Saya juga pernah bertemu langsung dengan almarhum dalam dua momen penting. Pertama, pada tahun 1995, ketika saya mengikuti pelatihan jurnalistik yang diselenggarakan Harian “Fajar” di Jalan Racing Centre, Makassar. Almarhum hadir sebagai pembicara dan memberikan wawasan berharga tentang dunia jurnalistik.

Pada pelatihan tersebut, saya dibimbing langsung oleh pendamping, yaitu Andi Asmadi, Muliati Mastura, dan Dahlan Abubakar. Kami diberi tugas atau praktikum untuk meliput berita di diskotik yang terletsak di kawasan Nusantara, Makassar. Itu adalah pertama kali dan terakhir kalinya saya memasuki diskotik. Pengalaman ini menjadi salah satu momen yang sangat berkesan dalam perjalanan saya mendalami dunia jurnalistik.

Kedua, pada awal 2000-an, saat menghadiri perayaan ulang tahun Harian “Fajar”. Berkat bantuan sahabat saya, Muhammad Yusuf, yang kala itu bekerja di kantor berita Reuters, saya berkesempatan bersalaman langsung dengan beliau.

Pengaruh almarhum tidak hanya terbatas di lingkup nasional. Pada tahun 1987-1988, beliau diundang untuk mewakili jurnalis Muslim Indonesia dalam konferensi jurnalis Muslim sedunia di Kuala Lumpur, Malaysia.

Konferensi ini menghasilkan rekomendasi penting untuk membangun jaringan pertukaran informasi antarjurnalis Muslim guna melawan bias media Barat yang sering dianggap tidak adil terhadap umat Islam. Hal ini menjadi bukti nyata visi beliau yang melampaui batas-batas nasional.

Dalam masa kepemimpinannya, Harian “Fajar” berhasil membangun Graha Pena, salah satu gedung tertinggi di Makassar pada masanya. Gedung ini tidak hanya menjadi simbol kemajuan Harian “Fajar”, tetapi juga mencerminkan visi besar almarhum untuk memajukan dunia media di kawasan timur Indonesia. Graha Pena kini menjadi saksi bisu dedikasi dan semangat beliau dalam membangun peradaban melalui media.

Jejak profesionalisme almarhum juga tercermin dalam keberhasilan para koleganya.

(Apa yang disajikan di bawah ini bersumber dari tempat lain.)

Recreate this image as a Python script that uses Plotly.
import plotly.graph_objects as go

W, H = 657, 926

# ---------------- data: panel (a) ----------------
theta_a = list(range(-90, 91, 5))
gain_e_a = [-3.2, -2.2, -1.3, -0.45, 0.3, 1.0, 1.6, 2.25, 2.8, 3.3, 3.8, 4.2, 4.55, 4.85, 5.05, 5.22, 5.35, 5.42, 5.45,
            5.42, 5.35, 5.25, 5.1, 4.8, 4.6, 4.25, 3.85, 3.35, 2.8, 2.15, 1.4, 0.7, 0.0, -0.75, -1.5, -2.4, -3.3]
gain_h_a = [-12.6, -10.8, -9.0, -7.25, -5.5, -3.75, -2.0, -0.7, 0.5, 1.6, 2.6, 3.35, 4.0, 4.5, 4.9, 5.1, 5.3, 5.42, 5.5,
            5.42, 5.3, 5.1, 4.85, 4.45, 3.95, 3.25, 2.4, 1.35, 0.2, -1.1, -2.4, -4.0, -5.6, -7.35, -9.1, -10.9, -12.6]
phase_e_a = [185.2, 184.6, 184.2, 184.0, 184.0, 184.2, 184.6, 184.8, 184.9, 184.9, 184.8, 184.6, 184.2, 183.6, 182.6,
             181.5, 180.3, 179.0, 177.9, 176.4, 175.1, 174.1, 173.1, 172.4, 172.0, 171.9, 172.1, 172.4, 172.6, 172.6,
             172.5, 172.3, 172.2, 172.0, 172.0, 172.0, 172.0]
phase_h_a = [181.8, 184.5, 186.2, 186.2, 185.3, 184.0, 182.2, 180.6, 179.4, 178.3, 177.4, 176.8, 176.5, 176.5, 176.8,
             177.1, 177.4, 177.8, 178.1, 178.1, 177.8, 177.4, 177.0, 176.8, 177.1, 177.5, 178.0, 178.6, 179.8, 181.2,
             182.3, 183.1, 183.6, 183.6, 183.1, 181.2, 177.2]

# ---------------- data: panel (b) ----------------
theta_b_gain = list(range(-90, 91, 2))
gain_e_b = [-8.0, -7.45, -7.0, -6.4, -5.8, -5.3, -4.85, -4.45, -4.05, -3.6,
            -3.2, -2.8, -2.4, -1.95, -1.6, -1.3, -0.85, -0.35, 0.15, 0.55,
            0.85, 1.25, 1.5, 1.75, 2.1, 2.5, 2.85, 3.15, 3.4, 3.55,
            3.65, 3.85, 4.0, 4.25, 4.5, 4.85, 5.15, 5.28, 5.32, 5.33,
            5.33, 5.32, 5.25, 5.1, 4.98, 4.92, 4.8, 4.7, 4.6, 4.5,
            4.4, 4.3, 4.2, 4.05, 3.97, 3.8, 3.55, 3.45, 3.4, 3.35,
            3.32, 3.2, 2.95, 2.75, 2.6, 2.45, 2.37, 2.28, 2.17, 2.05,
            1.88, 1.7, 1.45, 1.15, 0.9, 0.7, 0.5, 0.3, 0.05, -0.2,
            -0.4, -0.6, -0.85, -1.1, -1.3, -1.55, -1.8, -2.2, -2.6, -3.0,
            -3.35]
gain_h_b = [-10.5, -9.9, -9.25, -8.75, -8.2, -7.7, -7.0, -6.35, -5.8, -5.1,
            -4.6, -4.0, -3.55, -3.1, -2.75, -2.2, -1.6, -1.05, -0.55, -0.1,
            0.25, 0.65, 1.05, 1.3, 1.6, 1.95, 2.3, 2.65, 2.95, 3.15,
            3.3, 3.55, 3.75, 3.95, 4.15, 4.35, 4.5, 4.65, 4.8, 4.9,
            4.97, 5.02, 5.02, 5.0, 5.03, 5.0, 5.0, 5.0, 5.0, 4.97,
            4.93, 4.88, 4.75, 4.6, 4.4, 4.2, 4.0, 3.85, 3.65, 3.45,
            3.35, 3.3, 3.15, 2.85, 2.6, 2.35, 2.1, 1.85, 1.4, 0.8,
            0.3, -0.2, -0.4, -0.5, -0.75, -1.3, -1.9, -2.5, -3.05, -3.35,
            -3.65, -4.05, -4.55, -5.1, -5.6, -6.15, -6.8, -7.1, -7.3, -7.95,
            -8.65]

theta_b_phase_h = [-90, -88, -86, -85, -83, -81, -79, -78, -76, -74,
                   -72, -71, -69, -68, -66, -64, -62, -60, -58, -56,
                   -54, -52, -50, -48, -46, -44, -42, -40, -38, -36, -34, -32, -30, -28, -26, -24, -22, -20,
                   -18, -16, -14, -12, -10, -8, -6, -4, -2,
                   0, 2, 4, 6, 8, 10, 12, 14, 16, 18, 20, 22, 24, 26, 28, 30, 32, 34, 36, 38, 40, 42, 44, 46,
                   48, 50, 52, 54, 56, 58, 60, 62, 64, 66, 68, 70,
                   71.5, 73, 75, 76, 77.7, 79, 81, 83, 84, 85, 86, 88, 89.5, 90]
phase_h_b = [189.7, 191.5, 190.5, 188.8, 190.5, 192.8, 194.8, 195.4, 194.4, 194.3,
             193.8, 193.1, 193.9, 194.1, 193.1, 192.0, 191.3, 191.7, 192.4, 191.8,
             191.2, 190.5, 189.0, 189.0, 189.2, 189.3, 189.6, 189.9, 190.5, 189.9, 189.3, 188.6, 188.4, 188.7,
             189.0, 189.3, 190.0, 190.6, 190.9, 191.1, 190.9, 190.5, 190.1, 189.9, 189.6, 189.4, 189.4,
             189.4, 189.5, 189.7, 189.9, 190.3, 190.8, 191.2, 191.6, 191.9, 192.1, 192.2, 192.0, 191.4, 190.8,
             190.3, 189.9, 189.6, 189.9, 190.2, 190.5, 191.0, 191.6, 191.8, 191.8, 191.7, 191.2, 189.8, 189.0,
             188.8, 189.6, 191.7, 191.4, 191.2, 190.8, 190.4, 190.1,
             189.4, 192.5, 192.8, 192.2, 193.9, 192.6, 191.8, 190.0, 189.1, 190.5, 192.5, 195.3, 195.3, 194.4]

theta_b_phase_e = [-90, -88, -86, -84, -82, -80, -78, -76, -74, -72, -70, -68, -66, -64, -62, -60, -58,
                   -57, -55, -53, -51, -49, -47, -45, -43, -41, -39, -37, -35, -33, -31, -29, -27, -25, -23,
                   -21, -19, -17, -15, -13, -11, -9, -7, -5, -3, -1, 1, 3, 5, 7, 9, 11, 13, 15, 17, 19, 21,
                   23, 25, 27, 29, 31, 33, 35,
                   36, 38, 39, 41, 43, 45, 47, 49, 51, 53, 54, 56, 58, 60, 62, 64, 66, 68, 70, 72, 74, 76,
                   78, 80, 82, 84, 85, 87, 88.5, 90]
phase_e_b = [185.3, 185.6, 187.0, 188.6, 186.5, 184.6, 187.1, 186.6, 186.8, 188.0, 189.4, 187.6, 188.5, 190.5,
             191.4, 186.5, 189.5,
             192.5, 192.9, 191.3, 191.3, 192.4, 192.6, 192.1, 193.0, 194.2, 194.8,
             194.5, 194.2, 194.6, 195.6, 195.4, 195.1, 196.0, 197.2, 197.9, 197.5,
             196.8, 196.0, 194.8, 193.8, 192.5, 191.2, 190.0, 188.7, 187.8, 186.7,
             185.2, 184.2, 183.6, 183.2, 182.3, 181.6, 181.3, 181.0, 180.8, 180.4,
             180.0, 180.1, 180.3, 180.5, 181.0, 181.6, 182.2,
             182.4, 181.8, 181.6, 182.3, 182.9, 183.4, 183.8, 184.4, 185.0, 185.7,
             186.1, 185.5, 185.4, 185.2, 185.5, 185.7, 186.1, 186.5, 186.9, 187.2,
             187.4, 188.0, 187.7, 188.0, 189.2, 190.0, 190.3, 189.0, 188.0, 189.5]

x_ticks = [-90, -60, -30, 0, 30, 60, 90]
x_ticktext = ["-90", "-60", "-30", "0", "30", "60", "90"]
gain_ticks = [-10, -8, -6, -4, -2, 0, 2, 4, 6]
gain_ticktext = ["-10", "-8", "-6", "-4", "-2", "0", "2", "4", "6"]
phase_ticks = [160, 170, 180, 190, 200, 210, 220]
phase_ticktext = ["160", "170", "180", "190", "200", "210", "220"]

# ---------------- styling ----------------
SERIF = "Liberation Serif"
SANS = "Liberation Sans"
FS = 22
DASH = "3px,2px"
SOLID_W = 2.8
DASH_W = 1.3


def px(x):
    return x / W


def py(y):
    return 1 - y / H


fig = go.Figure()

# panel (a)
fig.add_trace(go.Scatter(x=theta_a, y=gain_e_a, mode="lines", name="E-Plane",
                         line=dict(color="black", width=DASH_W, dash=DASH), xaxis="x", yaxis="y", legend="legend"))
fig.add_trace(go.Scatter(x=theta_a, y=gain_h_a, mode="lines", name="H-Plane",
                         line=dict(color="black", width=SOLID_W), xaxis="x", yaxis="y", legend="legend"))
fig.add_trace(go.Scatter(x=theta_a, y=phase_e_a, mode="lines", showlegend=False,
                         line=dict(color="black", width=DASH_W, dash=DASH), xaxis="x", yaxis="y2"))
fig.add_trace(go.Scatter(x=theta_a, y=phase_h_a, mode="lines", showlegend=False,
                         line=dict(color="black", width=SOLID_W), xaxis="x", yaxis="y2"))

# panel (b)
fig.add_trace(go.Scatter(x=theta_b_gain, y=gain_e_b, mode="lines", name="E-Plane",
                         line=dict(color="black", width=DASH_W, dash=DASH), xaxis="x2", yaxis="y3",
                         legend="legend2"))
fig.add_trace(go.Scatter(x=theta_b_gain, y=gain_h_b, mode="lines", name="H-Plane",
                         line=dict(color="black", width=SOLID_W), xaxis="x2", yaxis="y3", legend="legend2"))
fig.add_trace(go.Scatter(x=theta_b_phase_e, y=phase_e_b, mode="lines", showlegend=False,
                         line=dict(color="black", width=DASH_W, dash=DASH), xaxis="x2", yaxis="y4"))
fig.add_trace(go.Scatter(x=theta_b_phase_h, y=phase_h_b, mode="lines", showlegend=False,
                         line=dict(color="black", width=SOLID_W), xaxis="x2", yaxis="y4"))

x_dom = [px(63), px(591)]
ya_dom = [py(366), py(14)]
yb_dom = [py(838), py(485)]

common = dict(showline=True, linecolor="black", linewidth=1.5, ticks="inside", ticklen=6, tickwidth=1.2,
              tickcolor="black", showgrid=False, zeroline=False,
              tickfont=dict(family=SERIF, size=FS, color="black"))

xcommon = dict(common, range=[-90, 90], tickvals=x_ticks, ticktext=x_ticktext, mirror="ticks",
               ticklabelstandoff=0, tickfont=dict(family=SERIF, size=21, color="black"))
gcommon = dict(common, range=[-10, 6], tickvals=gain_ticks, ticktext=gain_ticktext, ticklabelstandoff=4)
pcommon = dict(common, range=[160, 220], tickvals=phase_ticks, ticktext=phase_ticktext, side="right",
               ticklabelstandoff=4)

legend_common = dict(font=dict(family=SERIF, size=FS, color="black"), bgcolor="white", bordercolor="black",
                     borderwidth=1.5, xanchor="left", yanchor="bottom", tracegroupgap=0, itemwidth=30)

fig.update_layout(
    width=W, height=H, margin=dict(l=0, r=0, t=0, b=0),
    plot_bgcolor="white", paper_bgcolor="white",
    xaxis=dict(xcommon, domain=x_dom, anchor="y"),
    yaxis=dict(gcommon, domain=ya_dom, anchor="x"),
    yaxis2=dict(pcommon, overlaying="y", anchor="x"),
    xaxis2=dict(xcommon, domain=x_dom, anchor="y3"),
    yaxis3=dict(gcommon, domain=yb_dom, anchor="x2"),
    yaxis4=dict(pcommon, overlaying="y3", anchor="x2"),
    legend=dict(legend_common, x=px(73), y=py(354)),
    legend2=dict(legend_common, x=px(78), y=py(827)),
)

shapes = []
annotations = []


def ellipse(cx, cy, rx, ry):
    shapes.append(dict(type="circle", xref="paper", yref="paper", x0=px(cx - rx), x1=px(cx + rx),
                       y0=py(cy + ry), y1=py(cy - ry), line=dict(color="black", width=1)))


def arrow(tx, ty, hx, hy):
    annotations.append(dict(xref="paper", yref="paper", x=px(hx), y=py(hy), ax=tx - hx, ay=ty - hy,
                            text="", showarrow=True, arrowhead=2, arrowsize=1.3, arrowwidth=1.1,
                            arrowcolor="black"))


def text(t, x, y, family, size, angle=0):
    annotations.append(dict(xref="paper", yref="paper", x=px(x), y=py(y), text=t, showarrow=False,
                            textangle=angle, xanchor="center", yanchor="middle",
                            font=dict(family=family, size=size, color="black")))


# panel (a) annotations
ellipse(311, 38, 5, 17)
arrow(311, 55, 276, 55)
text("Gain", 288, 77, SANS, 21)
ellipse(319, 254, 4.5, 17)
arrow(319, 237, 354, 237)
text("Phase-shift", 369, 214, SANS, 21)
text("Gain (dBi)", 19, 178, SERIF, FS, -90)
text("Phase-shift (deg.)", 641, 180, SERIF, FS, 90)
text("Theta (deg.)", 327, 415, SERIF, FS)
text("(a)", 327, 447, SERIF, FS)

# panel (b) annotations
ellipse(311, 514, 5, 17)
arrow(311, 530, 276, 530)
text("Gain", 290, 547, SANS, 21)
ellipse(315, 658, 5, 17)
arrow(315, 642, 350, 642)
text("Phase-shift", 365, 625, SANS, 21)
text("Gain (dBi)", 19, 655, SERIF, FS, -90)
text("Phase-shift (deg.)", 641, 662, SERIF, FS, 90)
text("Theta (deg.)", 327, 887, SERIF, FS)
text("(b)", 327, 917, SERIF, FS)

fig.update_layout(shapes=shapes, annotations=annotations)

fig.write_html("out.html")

Dua sahabat saya, Bang Hazairin Sitepu dan Bang Muhammad Ruslan Ramli, pernah menjadi bagian penting dari Harian “Fajar”, masing-masing sebagai pemimpin redaksi.

Hal ini menunjukkan betapa kuatnya jejaring profesional yang beliau bangun selama berkarier. Sosok-sosok lain, seperti Anggriani S. Ugart yang pernah menjadi Sekretaris Redaksi, juga turut menunjukkan betapa luas pengaruh almarhum di dunia pers.

Kepergian mantan aktivis 1966 ini meninggalkan duka yang mendalam, tetapi juga warisan nilai yang tidak ternilai. Semangat beliau dalam mencerdaskan bangsa, menjaga integritas, dan memperjuangkan kebenaran melalui media akan terus menjadi inspirasi bagi generasi mendatang. Kehilangan ini adalah momentum bagi kita semua untuk merenungkan kembali pentingnya peran media dalam membangun masyarakat yang lebih baik.

Kami berdoa semoga Allah SWT memberikan tempat terbaik bagi almarhum di sisi-Nya, mengampuni segala dosa-dosanya, dan menerima segala amal baiknya. Semoga keluarga yang ditinggalkan diberi kekuatan dan ketabahan dalam menghadapi musibah ini. Amin ya rabbal ‘alamin.

Selamat jalan, Bapak H.M. Alwi Hamu. Cahaya perjuanganmu akan terus menerangi dunia jurnalistik.

Allahumma firlahu warhamhu wa’afihi wa’fu anhu.

Wassalam.

 

Samata Gowa, 18 Januari 2025

....

Penulis adalah Dosen Fakultas Dakwah dan Komunikasi - PPs UIN Alauddin Makassar / Alumni Jurusan Ilmu Komunikasi Fakultas Ilmu Sosial dan Ilmu Politik Universitas Hasanuddin Makassar, 1999.